Stop being pedantic here. This is about me paying $$$ upfront and having support cut off because the developer can't be bothered. Just what type of shoddy development practices are you advocating here? You take my money? You sure as hell better support it when I use it, regardless of your excuses.
As for "licenses", call it what pretend method you want but that copy I bought belongs to me and is for me to decide what I do with it and how long *I* want to use it. Not some cowboy developer.
Ok, so I release software for licensing when I am 40. I'm not going to come back to it when I am 50, let alone sell you the entire codebase and right to alter it for the sake of passing off a shoddy copy.
You didn't do any development work, so you are not entitled to own a single line of code, instead you have a license to use it as it was designed, and not claim ownership for something you never worked on.
There are different levels of contractual obligations that you have with a developer or software product. For your standard consumer level purchase where you pay at most a couple hundred dollars and that is the extent of it -- you really are just buying the right to use a product for on a version (hopefully continuing to work on future versions of the OS) with support maybe for the first year only.... and maybe the ability to ask for your money back within the first month if the product did not live up to promises made by the developer... that is about the extent of it. If you use software in ways that are not meant to be used - that is not the problem of the developer. He can chose it is important or not. If a product is not profitable, and does not sell well.... there is no recourse if the product gets orphaned.... The reputation of the developer is one thing that you have to take into account when purchasing any software of any importance to you.

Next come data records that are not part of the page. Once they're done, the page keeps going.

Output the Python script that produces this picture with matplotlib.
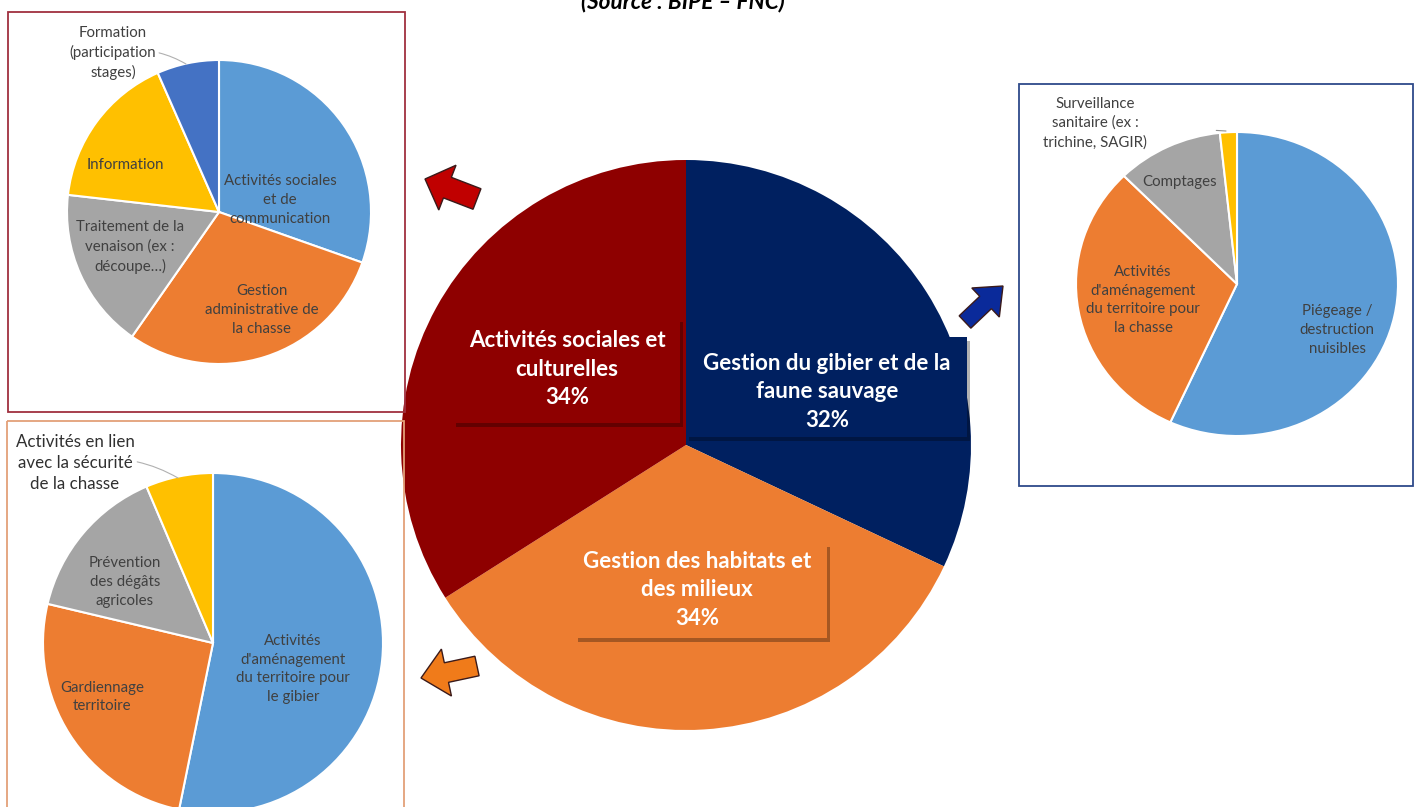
import matplotlib
matplotlib.use("Agg")
import matplotlib.pyplot as plt
import matplotlib.patches as mpatches
import matplotlib.patheffects as pe

# ---- data -------------------------------------------------------------
main_labels = ["Gestion du gibier et de la\nfaune sauvage",
               "Gestion des habitats et\ndes milieux",
               "Activités sociales et\nculturelles"]
main_values = [32, 34, 34]

social_labels = ["Activités sociales\net de\ncommunication",
                 "Gestion\nadministrative de\nla chasse",
                 "Traitement de la\nvenaison (ex :\ndécoupe…)",
                 "Information",
                 "Formation\n(participation\nstages)"]
social_values = [30.4, 29.3, 17.1, 16.6, 6.6]

habitat_labels = ["Activités\nd'aménagement\ndu territoire pour\nle gibier",
                  "Gardiennage\nterritoire",
                  "Prévention\ndes dégâts\nagricoles",
                  "Activités en lien\navec la sécurité\nde la chasse"]
habitat_values = [53.2, 25.5, 14.9, 6.4]

gibier_labels = ["Piégeage /\ndestruction\nnuisibles",
                 "Activités\nd'aménagement\ndu territoire pour\nla chasse",
                 "Comptages",
                 "Surveillance\nsanitaire (ex :\ntrichine, SAGIR)"]
gibier_values = [56.8, 30.8, 10.7, 1.7]

SOURCE = "(Source : BIPE – FNC)"

# ---- style ------------------------------------------------------------
W, H = 1419, 807
FONT = ["Lato", "DejaVu Sans"]
MAIN_COLORS = ["#002060", "#ED7D31", "#8E0000"]
SUB_BLUE, SUB_ORANGE, SUB_GRAY, SUB_YELLOW, SUB_DBLUE = (
    "#5B9BD5", "#ED7D31", "#A5A5A5", "#FFC000", "#4472C4")
TXT = "#404040"
SUB_SIZE = 10.8
SUB_LS = 1.45

plt.rcParams["font.family"] = FONT

fig = plt.figure(figsize=(W / 100, H / 100), dpi=100)


def pie_axes(cx, cy, rx, ry=None):
    ry = rx if ry is None else ry
    return fig.add_axes([(cx - rx) / W, 1 - (cy + ry) / H, 2 * rx / W, 2 * ry / H])


def draw_pie(ax, values, colors, edge="white", lw=1.5):
    ax.pie(values, colors=colors, startangle=90, counterclock=False, radius=1,
           wedgeprops=dict(edgecolor=edge, linewidth=lw))
    ax.set_xlim(-1, 1)
    ax.set_ylim(-1, 1)
    ax.set_aspect("auto")
    ax.axis("off")


# main pie
ax_main = pie_axes(686, 445, 285)
draw_pie(ax_main, main_values, MAIN_COLORS, edge="none", lw=0)

# detail pies
ax_soc = pie_axes(219, 212, 152)
draw_pie(ax_soc, social_values, [SUB_BLUE, SUB_ORANGE, SUB_GRAY, SUB_YELLOW, SUB_DBLUE])

ax_hab = pie_axes(213, 643, 170)
draw_pie(ax_hab, habitat_values, [SUB_BLUE, SUB_ORANGE, SUB_GRAY, SUB_YELLOW])

ax_gib = pie_axes(1237, 284, 161, 152)
draw_pie(ax_gib, gibier_values, [SUB_BLUE, SUB_ORANGE, SUB_GRAY, SUB_YELLOW])

# overlay in pixel coordinates
ov = fig.add_axes([0, 0, 1, 1])
ov.set_xlim(0, W)
ov.set_ylim(H, 0)
ov.axis("off")
ov.set_zorder(10)

# frames around the detail pies
ov.add_patch(mpatches.Rectangle((8, 12), 397, 400, fill=False, ec="#A0303F", lw=1.3))
ov.add_patch(mpatches.Rectangle((7, 421), 397, 400, fill=False, ec="#E3A078", lw=1.3))
ov.add_patch(mpatches.Rectangle((1019, 84), 394, 402, fill=False, ec="#2E4A8A", lw=1.3))

# main labels with shadowed boxes
main_pct = [f"{v}%" for v in main_values]
boxes = [(686, 337, 967, 437), (575, 543, 827, 638), (453, 318, 680, 423)]
text_pos = [(827, 392), (697, 590), (567, 369)]
for lab, pct, col, (x0, y0, x1, y1), (tx, ty) in zip(main_labels, main_pct, MAIN_COLORS, boxes, text_pos):
    r = mpatches.Rectangle((x0, y0), x1 - x0, y1 - y0, fc=col, ec="none")
    r.set_path_effects([pe.SimplePatchShadow(offset=(2, -3), shadow_rgbFace="black", alpha=0.3),
                        pe.Normal()])
    ov.add_patch(r)
    ov.text(tx, ty, f"{lab}\n{pct}", color="white", fontsize=16, fontweight="bold",
            ha="center", va="center", linespacing=1.45)


def lbl(x, y, s, size=SUB_SIZE, color=TXT):
    ov.text(x, y, s, ha="center", va="center", fontsize=size, color=color, linespacing=SUB_LS)


lbl(280, 200, social_labels[0])
lbl(262, 310, social_labels[1])
lbl(130, 247, social_labels[2])
lbl(125, 165, social_labels[3])
ov.annotate(social_labels[4], xy=(186, 64), xytext=(113, 53), ha="center", va="center",
            fontsize=SUB_SIZE, color=TXT, linespacing=SUB_LS,
            arrowprops=dict(arrowstyle="-", color="#B0B0B0", lw=0.8,
                            connectionstyle="arc3,rad=-0.2", shrinkA=38, shrinkB=0))

lbl(293, 669, habitat_labels[0])
lbl(102, 697, habitat_labels[1])
lbl(125, 582, habitat_labels[2])
ov.annotate(habitat_labels[3], xy=(178, 478), xytext=(75, 463), ha="center", va="center",
            fontsize=12.2, color="#303030", linespacing=1.4,
            arrowprops=dict(arrowstyle="-", color="#B0B0B0", lw=0.8,
                            connectionstyle="arc3,rad=-0.2", shrinkA=50, shrinkB=0))

lbl(1337, 330, gibier_labels[0])
lbl(1143, 300, gibier_labels[1])
lbl(1180, 182, gibier_labels[2])
ov.annotate(gibier_labels[3], xy=(1226, 131), xytext=(1095, 123), ha="center", va="center",
            fontsize=SUB_SIZE, color=TXT, linespacing=SUB_LS,
            arrowprops=dict(arrowstyle="-", color="#909090", lw=0.8, shrinkA=48, shrinkB=0))

# block arrows pointing to the detail pies
arrows = [((477, 199), (425, 179), "#C00000", 22, 48, 24),
          ((477, 666), (421, 678), "#F07B1A", 20, 48, 26),
          ((965, 322), (1003, 286), "#0A2A9A", 17, 40, 24)]
for (xt, yt), (xh, yh), col, w, hw, hl in arrows:
    ov.add_patch(mpatches.FancyArrow(xt, yt, xh - xt, yh - yt, width=w, head_width=hw,
                                     head_length=hl, length_includes_head=True,
                                     fc=col, ec="#3A1A1A", lw=1))

# source line, cut at the top edge as in the original
ov.text(683, 8, SOURCE, ha="center", va="baseline", fontsize=16.3, fontweight="bold",
        fontstyle="italic", color="black")

fig.savefig("out.png", dpi=100)
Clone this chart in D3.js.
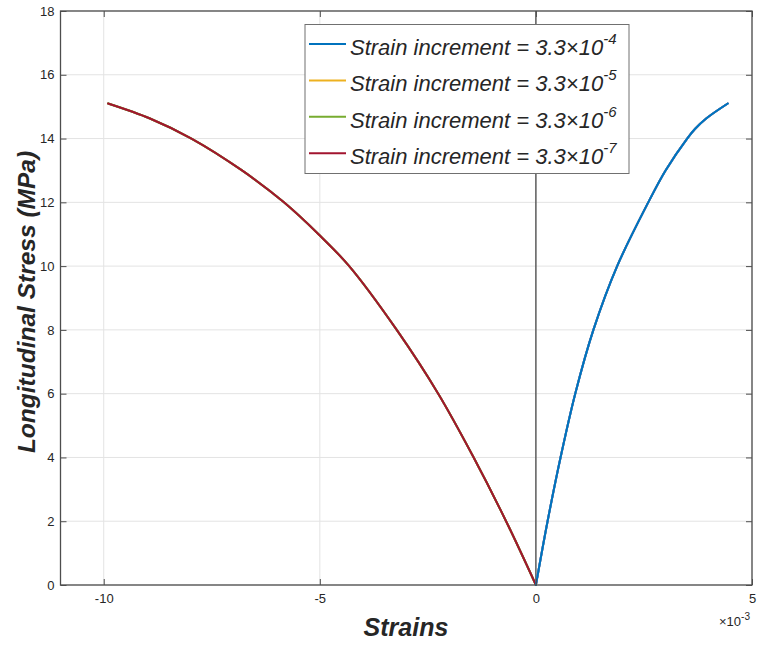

If you are purchasing it as a corporation which it may be "mission critical" there are a slew of other more detailed contractual obligations that may be included in the purchase agreement.... but then the customer pays for those. Things like minimum support length, Service Level Agreement stating expected turn around for different classes of defects etc. I know many corporations that will not buy mission critical applications from small developers because it is important for them that if the contractual terms are not lived up to ..... they have to be large enough to sue and have some redress.
Additional contractual terms could be agreement of a source code license - but not a customizable software license.... or that the company must place the source code in trust with a 3rd party so that if the contractual terms are not lived up to and a breach takes place -- worse comes to worse the company can take over their own support.
There are different rights a licensee has, but someone paying a small amount to use an application -- is really just paying to use as is.... nothing more -- nothing less.